The boss believed to have been used by Amber Rudd to attack companies for recruiting too many foreign workers has revealed 75% of his workforce is British and says he is “very disappointed” by her comments.
Matt O’Flynn, managing director of sofa manufacturer Collins and Haye, was visited by the home secretary in 2015. He believes it was his firm she used on Wednesday to push a policy forcing companies to reveal the number of foreign staff they employ.
Rudd had appeared on the BBC Radio 4 Today programme, using the anecdote of having visited a factory that failed to recruit locally to defend her against claims the policy proposal was xenophobic and racist.
“I went and visited a factory quite recently where they recruit almost exclusively from Romania and Poland, where they have people who have experience in factories building these sofas that they have. They didn’t even consider training locally - there was a local college they could have worked with, but they choose to recruit outside the UK.”
But less than 24-hours later, O’Flynn hit back at Rudd saying 75% of his workforce was British.
“She’s our local MP and we are a company that’s been going through a lot of reorganisation and investment in infrastructure, so we wanted to show her what we were doing to invest in her constituency,” O’Flynn told the BBC on Thursday.
Asked how he felt about Rudd’s reaction to visiting the factory, he said he was “very disappointed”.
“We are very committed to working with the local community to bring in as much talent as we possibly,” O’Flynn said.
“75% of our employees are British and whenever we have an increase in demand, we have to bring in some skilled workers.
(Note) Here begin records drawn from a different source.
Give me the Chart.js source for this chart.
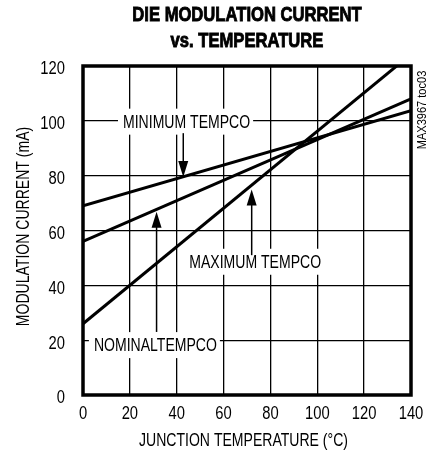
<!DOCTYPE html>
<html>
<head>
<meta charset="utf-8">
<script src="https://cdn.jsdelivr.net/npm/chart.js@4.4.0/dist/chart.umd.min.js"></script>
<style>
  body { margin: 0; background: #fff; }
  #wrap { width: 433px; height: 460px; position: relative; }
</style>
</head>
<body>
<div id="wrap"><canvas id="myChart" width="433" height="460"></canvas></div>
<script>
const FONT = "'Liberation Sans', Arial, sans-serif";
const NARROW = 0.78; // fake a condensed face

// data
const temps = [0, 140];
const minTempco = [69, 103.7];
const nomTempco = [56, 108];
const maxTempco = [26, 124.3];
const xTicks = [0, 20, 40, 60, 80, 100, 120, 140];
const yTicks = [0, 20, 40, 60, 80, 100, 120];

// callouts (data units)
const calloutText = ['MINIMUM TEMPCO', 'MAXIMUM TEMPCO', 'NOMINALTEMPCO'];
const calloutX = [44.2, 73.5, 30.9];
const calloutY = [99.7, 48.6, 18.2];
const arrowX = [42.8, 72, 31.4];
const arrowFrom = [95.5, 51, 23];
const arrowTo = [79.5, 75, 66.8];

function pts(ys) {
  return temps.map((t, i) => ({x: t, y: ys[i]}));
}

// draw squeezed text, anchor at x,y
function txt(c, s, x, y, font, sx, align, rot, heavy) {
  c.save();
  c.translate(x, y);
  if (rot) c.rotate(rot);
  c.scale(sx, 1);
  c.font = font;
  c.textAlign = align || 'center';
  c.textBaseline = 'middle';
  c.fillStyle = '#000';
  c.fillText(s, 0, 0);
  if (heavy) {
    c.strokeStyle = '#000';
    c.lineWidth = heavy;
    c.strokeText(s, 0, 0);
  }
  c.restore();
}

const extras = {
  id: 'extras',
  beforeDatasetsDraw(chart) {
    const c = chart.ctx, xs = chart.scales.x, ys = chart.scales.y;
    c.save();
    const f = '18px ' + FONT;
    c.font = f;
    calloutText.forEach((t, i) => {
      const px = xs.getPixelForValue(calloutX[i]);
      const py = ys.getPixelForValue(calloutY[i]);
      const w = c.measureText(t).width * NARROW;
      c.fillStyle = '#fff';
      c.fillRect(px - w / 2 - 5, py - 13, w + 8, 26);
      txt(c, t, px, py + 1, f, NARROW);
    });
    // arrows
    c.strokeStyle = '#000';
    c.lineWidth = 1.5;
    arrowX.forEach((ax, i) => {
      const px = xs.getPixelForValue(ax);
      const y0 = ys.getPixelForValue(arrowFrom[i]);
      const y1 = ys.getPixelForValue(arrowTo[i]);
      const dir = y1 > y0 ? 1 : -1;
      c.beginPath();
      c.moveTo(px, y0);
      c.lineTo(px, y1 - dir * 14);
      c.stroke();
      c.beginPath();
      c.moveTo(px, y1);
      c.lineTo(px - 5, y1 - dir * 16);
      c.lineTo(px + 5, y1 - dir * 16);
      c.closePath();
      c.fillStyle = '#000';
      c.fill();
    });
    c.restore();
  },
  afterDraw(chart) {
    const c = chart.ctx, a = chart.chartArea, xs = chart.scales.x, ys = chart.scales.y;
    c.save();
    c.strokeStyle = '#000';
    c.lineWidth = 3.5;
    c.strokeRect(a.left, a.top, a.right - a.left, a.bottom - a.top);
    c.restore();

    // tick labels off the scales
    const tf = '18px ' + FONT;
    xs.ticks.forEach(t => txt(c, String(t.value), xs.getPixelForValue(t.value), a.bottom + 19, tf, 0.82));
    ys.ticks.forEach(t => txt(c, String(t.value), a.left - 18, ys.getPixelForValue(t.value) + 3.5, tf, 0.82, 'right'));

    // axis titles
    txt(c, 'JUNCTION TEMPERATURE (°C)', (a.left + a.right) / 2 - 3.5, 441, tf, NARROW);
    txt(c, 'MODULATION CURRENT (mA)', 24, (a.top + a.bottom) / 2 - 4, tf, NARROW, 'center', -Math.PI / 2);

    // title
    const cx = (a.left + a.right) / 2;
    const bf = 'bold 20px ' + FONT;
    txt(c, 'DIE MODULATION CURRENT', cx, 15, bf, 0.83, 'center', 0, 0.9);
    txt(c, 'vs. TEMPERATURE', cx, 41, bf, 0.83, 'center', 0, 0.9);

    // side note
    txt(c, 'MAX3967 toc03', 422, 110, '13px ' + FONT, 0.85, 'center', -Math.PI / 2);
  }
};

const ctx = document.getElementById('myChart');

new Chart(ctx, {
  type: 'line',
  data: {
    datasets: [
      {label: 'Minimum', data: pts(minTempco)},
      {label: 'Nominal', data: pts(nomTempco)},
      {label: 'Maximum', data: pts(maxTempco)}
    ]
  },
  options: {
    responsive: false,
    animation: false,
    events: [],
    elements: {
      line: {borderColor: '#000', borderWidth: 3, tension: 0},
      point: {radius: 0}
    },
    layout: {padding: {left: 0, right: 22, top: 66, bottom: 0}},
    plugins: {legend: {display: false}, title: {display: false}, tooltip: {enabled: false}},
    scales: {
      x: {
        type: 'linear',
        min: 0, max: 140,
        afterBuildTicks: s => { s.ticks = xTicks.map(v => ({value: v})); },
        afterFit: s => { s.height = 65; },
        grid: {color: '#000', lineWidth: 1.3, drawTicks: false},
        border: {display: false},
        ticks: {display: false}
      },
      y: {
        min: 0, max: 120,
        afterBuildTicks: s => { s.ticks = yTicks.map(v => ({value: v})); },
        afterFit: s => { s.width = 83; },
        grid: {color: '#000', lineWidth: 1.3, drawTicks: false},
        border: {display: false},
        ticks: {display: false}
      }
    }
  },
  plugins: [extras]
});
</script>
</body>
</html>
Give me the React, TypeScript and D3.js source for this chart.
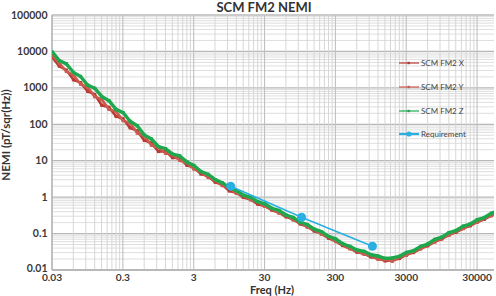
import * as d3 from "d3";

// frequency bins (Hz)
const FREQ = [
  0.0302, 0.038, 0.0479, 0.0603, 0.0759, 0.0955, 0.12, 0.151, 0.191, 0.24,
  0.302, 0.38, 0.479, 0.603, 0.759, 0.955, 1.2, 1.51, 1.91, 2.4,
  3.02, 3.8, 4.79, 6.03, 7.59, 9.55, 12, 15.1, 19.1, 24,
  30.2, 38, 47.9, 60.3, 75.9, 95.5, 120, 151, 191, 240,
  302, 380, 479, 603, 759, 955, 1200, 1510, 1910, 2400,
  3020, 3800, 4790, 6030, 7590, 9550, 12000, 15100, 19100, 24000,
  30200, 38000, 47900, 56200,
];

const SCM_X = [
  7000, 3950, 3080, 1660, 1390, 805, 661, 334, 294, 166,
  142, 79.8, 65.9, 36.1, 30.5, 17.9, 18.3, 12.1, 11.7, 7.53,
  6.46, 4.31, 3.78, 2.58, 2.22, 1.48, 1.33, 0.984, 0.863, 0.643,
  0.573, 0.442, 0.374, 0.288, 0.247, 0.184, 0.157, 0.117, 0.1, 0.0745,
  0.0619, 0.0469, 0.039, 0.0308, 0.0284, 0.0228, 0.0206, 0.0178, 0.0182, 0.0207,
  0.0265, 0.0301, 0.0388, 0.046, 0.06, 0.0711, 0.0923, 0.108, 0.139, 0.163,
  0.209, 0.245, 0.315, 0.356,
];

const SCM_Y = [
  7670, 4750, 2810, 2240, 1260, 1060, 575, 483, 256, 229,
  126, 108, 57.4, 47.5, 26.6, 22.6, 16, 14.5, 10.2, 8.85,
  5.89, 4.94, 3.45, 2.89, 2.07, 1.78, 1.27, 1.1, 0.843, 0.738,
  0.56, 0.484, 0.366, 0.316, 0.236, 0.202, 0.15, 0.129, 0.0959, 0.0817,
  0.0605, 0.0514, 0.0381, 0.0337, 0.0271, 0.025, 0.0196, 0.0195, 0.0174, 0.0228,
  0.0253, 0.0322, 0.0379, 0.0493, 0.0586, 0.0762, 0.0902, 0.116, 0.136, 0.175,
  0.205, 0.263, 0.308, 0.373,
];

const SCM_Z = [
  9700, 5580, 4560, 2640, 2050, 1190, 977, 581, 445, 257,
  209, 121, 91, 51, 39.4, 24.2, 21.5, 15.2, 13.5, 9.27,
  7.41, 5.06, 4.25, 3.03, 2.49, 1.82, 1.52, 1.13, 0.99, 0.755,
  0.658, 0.495, 0.43, 0.323, 0.277, 0.207, 0.177, 0.132, 0.113, 0.0836,
  0.0711, 0.0526, 0.0448, 0.0353, 0.0326, 0.0262, 0.0242, 0.0209, 0.0214, 0.0238,
  0.0304, 0.0337, 0.0446, 0.0516, 0.0689, 0.0798, 0.106, 0.121, 0.16, 0.183,
  0.24, 0.275, 0.362, 0.4,
];

const REQ_FREQ = [10, 100, 1000];
const REQ_VAL = [2, 0.28, 0.045];

const X_TICKS = [0.03, 0.3, 3, 30, 300, 3000, 30000];
const X_TICK_LABELS = ["0.03", "0.3", "3", "30", "300", "3000", "30000"];
const Y_TICKS = [0.01, 0.1, 1, 10, 100, 1000, 10000, 100000];
const Y_TICK_LABELS = ["0.01", "0.1", "1", "10", "100", "1000", "10000", "100000"];

const SERIES_NAMES = ["SCM FM2 X", "SCM FM2 Y", "SCM FM2 Z", "Requirement"];
const SERIES_COLORS = ["#b83a32", "#cc5a4e", "#1ea84e", "#2aafe2"];

const W = 496;
const H = 296;
const FONT = "Lato, 'Open Sans', sans-serif";

export default function App() {
  const left = 52, top = 15, right = 494, bottom = 270;
  const xMax = 52000;

  const x = d3.scaleLog().domain([0.03, xMax]).range([left, right]);
  const y = d3.scaleLog().domain([0.01, 100000]).range([bottom, top]);

  // grid: n * major for n = 1..9
  const xGrid: { v: number; major: boolean }[] = [];
  X_TICKS.forEach((m) => {
    for (let n = 1; n <= 9; n++) if (m * n <= xMax) xGrid.push({ v: m * n, major: n === 1 });
  });
  const yGrid: { v: number; major: boolean }[] = [];
  Y_TICKS.forEach((m) => {
    for (let n = 1; n <= 9; n++) if (m * n <= 100000) yGrid.push({ v: m * n, major: n === 1 });
  });

  const line = d3
    .line<[number, number]>()
    .x((d) => x(d[0]))
    .y((d) => y(d[1]));

  const series = [SCM_X, SCM_Y, SCM_Z].map((vals) => FREQ.map((f, i) => [f, vals[i]] as [number, number]));
  const req = REQ_FREQ.map((f, i) => [f, REQ_VAL[i]] as [number, number]);

  const legendY = [63, 87, 111, 134];

  return (
    <svg width={W} height={H} style={{ position: "absolute", left: 0, top: 0, background: "#fff" }}>
      <defs>
        <clipPath id="plot">
          <rect x={left} y={top} width={right - left} height={bottom - top} />
        </clipPath>
      </defs>

      {/* grid */}
      {yGrid.map((g, i) => (
        <line key={"h" + i} x1={left} x2={right} y1={y(g.v)} y2={y(g.v)}
          stroke={g.major ? "#b8b8b8" : "#d6d6d6"} strokeWidth={g.major ? 1.3 : 0.8} />
      ))}
      {xGrid.map((g, i) => (
        <line key={"v" + i} x1={x(g.v)} x2={x(g.v)} y1={top} y2={bottom}
          stroke={g.major ? "#c0c0c0" : "#d3d3d3"} strokeWidth={g.major ? 1.1 : 0.9} />
      ))}
      <line x1={left} x2={left} y1={top} y2={bottom} stroke="#a6a6a6" />
      <line x1={left} x2={right} y1={bottom} y2={bottom} stroke="#a6a6a6" />

      {/* data */}
      <g clipPath="url(#plot)">
        {series.map((s, si) => (
          <g key={si}>
            <path d={line(s) ?? ""} fill="none" stroke={SERIES_COLORS[si]} strokeWidth={si === 2 ? 3.4 : 2.6} strokeLinejoin="round" />
            {s.map((d, i) => (
              <rect key={i} x={x(d[0]) - 1.6} y={y(d[1]) - 1.6} width={3.2} height={3.2} fill={SERIES_COLORS[si]} />
            ))}
          </g>
        ))}
        <path d={line(req) ?? ""} fill="none" stroke={SERIES_COLORS[3]} strokeWidth={1.6} />
        {req.map((d, i) => (
          <circle key={i} cx={x(d[0])} cy={y(d[1])} r={4.5} fill={SERIES_COLORS[3]} />
        ))}
      </g>

      {/* y tick labels */}
      {Y_TICKS.map((t, i) => (
        <text key={"yt" + i} x={47.5} y={y(t) + (i === 0 ? 2.2 : 3.6)} textAnchor="end" fontFamily={FONT} fontSize={10.5}
          fontWeight="bold" fill="#3a3a3a">{Y_TICK_LABELS[i]}</text>
      ))}
      {/* x tick labels */}
      {X_TICKS.map((t, i) => (
        <text key={"xt" + i} x={x(t)} y={281} textAnchor="middle" fontFamily={FONT} fontSize={10.2}
          fontWeight="bold" fill="#3a3a3a">{X_TICK_LABELS[i]}</text>
      ))}

      {/* titles */}
      <text x={272} y={294} textAnchor="middle" fontFamily={FONT} fontSize={11} fontWeight="bold" fill="#333">
        Freq (Hz)
      </text>
      <text x={264} y={12} textAnchor="middle" fontFamily={FONT} fontSize={13} fontWeight="bold" fill="#333">
        SCM FM2 NEMI
      </text>
      <text transform="translate(10,135) rotate(-90)" textAnchor="middle" fontFamily={FONT} fontSize={11.5}
        fontWeight="bold" fill="#333">
        NEMI (pT/sqr(Hz))
      </text>

      {/* legend */}
      {SERIES_NAMES.map((name, i) => (
        <g key={"lg" + i}>
          <line x1={399} x2={419} y1={legendY[i]} y2={legendY[i]} stroke={SERIES_COLORS[i]} strokeWidth={i === 3 ? 2.2 : 1.2} />
          {i === 3 ? (
            <circle cx={409} cy={legendY[i]} r={2.6} fill={SERIES_COLORS[i]} />
          ) : (
            <rect x={407.5} y={legendY[i] - 1.2} width={2.4} height={2.4} fill={SERIES_COLORS[i]} />
          )}
          <text x={421} y={legendY[i] + 2.8} fontFamily={FONT} fontSize={8} fill="#444">{name}</text>
        </g>
      ))}
    </svg>
  );
}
In one of our departments we have a higher degree of foreign nationals than we do elsewhere in the business.
“That would be the only areas I can think of that Amber is getting her figures from.”
O’Flynn added to the Telegraph: “It’s always a shame to see the boomerang come round and hit you” and urged Rudd to consider a more “collaborative approach” to her immigration policies.
One customer at O’Flynn’s store backed him up, saying they bought a sofa from Collins and Hayes twenty years ago and expected his firm to “outlast digwhistle Amber Rudd”.
The Institute of Directors released a highly-critical statement after Theresa May appeared to back Rudd in her conference address as leader. “Business leaders are not pantomime villains,” the group said.
While one publishing group declared on Twitter:
Rudd has faced international condemnation, too. The Financial Times’ Kiran Stacey reported that the Sri Lankan prime minister had complained about the foreign workers policy at a speech in Delhi.
While the FT’s executive newspaper editor said French business radio had picked up on the move too, where one pundit had commented: “This is the atmosphere in England at the moment.”
Rudd began backtracking on the policy on Wednesday after a fierce backlash, hinting she could ditch the plan.
She said: “It’s not something we’re definitely going to do, it’s one of the tools we’re going to use as a review to see if we can use it as a way of nudging people to do better behaviour.”